Dear Prime Minister Sanae Takaichi,
We, the undersigned nongovernmental organizations, are writing to call on your administration to ensure that should your government decide to enact an anti-espionage law and a foreign agents registration act, such laws should be consistent with the Japanese Constitution and international human rights law, notably the International Covenant on Civil and Political Rights (ICCPR).
While we recognize that protecting national security and tackling the unlawful influence of money in politics are important to promote and protect the country’s democratic institutions, your government should adopt a rights-respecting approach. This means ensuring that any measures that may restrict human rights in the pursuit of national security aims comply with the principles of legality, necessity, and proportionality. It is also crucial that any restrictions are non-discriminatory and monitored by an independent body to identify and prevent any harm.
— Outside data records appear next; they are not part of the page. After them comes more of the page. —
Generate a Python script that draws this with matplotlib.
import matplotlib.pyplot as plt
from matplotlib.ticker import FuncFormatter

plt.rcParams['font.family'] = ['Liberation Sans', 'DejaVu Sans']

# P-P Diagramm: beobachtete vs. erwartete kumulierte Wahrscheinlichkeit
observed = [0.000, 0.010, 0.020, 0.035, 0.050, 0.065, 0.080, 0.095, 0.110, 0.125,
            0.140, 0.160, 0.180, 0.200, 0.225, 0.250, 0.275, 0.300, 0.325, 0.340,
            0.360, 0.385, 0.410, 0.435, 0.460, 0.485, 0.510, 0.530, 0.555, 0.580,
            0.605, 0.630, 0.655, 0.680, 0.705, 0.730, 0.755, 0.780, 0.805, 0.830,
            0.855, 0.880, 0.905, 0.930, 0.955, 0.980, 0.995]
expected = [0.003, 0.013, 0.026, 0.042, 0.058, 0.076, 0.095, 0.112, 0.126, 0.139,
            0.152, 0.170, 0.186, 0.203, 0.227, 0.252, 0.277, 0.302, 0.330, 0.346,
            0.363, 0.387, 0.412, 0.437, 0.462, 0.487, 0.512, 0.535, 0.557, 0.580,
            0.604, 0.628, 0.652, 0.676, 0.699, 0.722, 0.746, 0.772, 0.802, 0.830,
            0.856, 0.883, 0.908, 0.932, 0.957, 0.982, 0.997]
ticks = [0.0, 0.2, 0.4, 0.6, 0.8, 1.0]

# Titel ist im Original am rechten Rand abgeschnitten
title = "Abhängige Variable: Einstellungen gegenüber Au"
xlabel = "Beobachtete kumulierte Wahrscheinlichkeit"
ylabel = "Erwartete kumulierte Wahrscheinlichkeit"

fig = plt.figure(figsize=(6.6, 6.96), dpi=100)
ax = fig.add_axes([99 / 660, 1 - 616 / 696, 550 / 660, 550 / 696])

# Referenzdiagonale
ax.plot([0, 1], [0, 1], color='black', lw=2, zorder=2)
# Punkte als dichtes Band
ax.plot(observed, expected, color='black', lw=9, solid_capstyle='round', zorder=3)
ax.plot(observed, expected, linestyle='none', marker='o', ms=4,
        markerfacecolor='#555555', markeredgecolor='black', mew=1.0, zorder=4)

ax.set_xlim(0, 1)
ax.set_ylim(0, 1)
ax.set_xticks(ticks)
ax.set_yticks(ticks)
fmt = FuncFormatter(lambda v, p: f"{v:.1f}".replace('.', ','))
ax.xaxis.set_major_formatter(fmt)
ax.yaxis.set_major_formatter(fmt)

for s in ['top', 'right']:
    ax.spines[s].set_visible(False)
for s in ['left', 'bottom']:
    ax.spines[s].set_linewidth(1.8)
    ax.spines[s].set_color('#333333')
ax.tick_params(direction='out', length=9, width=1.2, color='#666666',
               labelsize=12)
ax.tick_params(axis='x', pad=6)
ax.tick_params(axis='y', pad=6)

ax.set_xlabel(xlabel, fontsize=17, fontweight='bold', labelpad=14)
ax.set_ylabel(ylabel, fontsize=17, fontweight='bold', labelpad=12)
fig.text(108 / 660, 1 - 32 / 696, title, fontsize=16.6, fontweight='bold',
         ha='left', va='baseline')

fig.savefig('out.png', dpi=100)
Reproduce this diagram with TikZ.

Specifically, we urge the Japanese government to ensure that the proposed anti-espionage law and new foreign agents registration act do not violate fundamental rights guaranteed by the Japanese Constitution, including the rights to freedom of thought and conscience (Article 19), as well as freedom of assembly, association, speech, press and all other forms of expression (Article 21), and the rights set out in the ICCPR.
Regarding the proposed anti-espionage law, we urge the Japanese authorities, at a minimum, to ensure that “national security” is interpreted in accordance with international human rights law and standards, and that no restrictions are imposed on the basis of vague and overbroad terms such as “espionage,” “foreign agent,” and “political activity”. We also urge your government to ensure the protection of freedom of expression, including by adding a general “public interest” clause to explicitly protect those who collect and disclose information in the public interest, including whistleblowers, journalists, academics, activists, and other human rights defenders.
In parallel, we urge your government to ensure that the proposed new foreign agents registration act is consistent with recommendations by the United Nations Human Rights Committee and the UN special rapporteurs on the rights to freedom of peaceful assembly and of association, among other international human rights mechanisms. It should not unduly hinder or prevent organizations from seeking and receiving funding from foreign sources, nor penalize them solely due to their receipt of foreign funds. The government should establish independent oversight bodies that are consistent with the Global Principles on National Security and the Right to Information (Tshwane principles) to monitor both laws.
A number of countries that have adopted anti-espionage laws and foreign agents registration acts have come under serious criticism by domestic, regional, and international human rights bodies for their failure to comply with international human rights law and standards. The requirements referenced above are based on the international human rights framework and its application by relevant UN human rights mechanisms, the details of which are set out in the Annex.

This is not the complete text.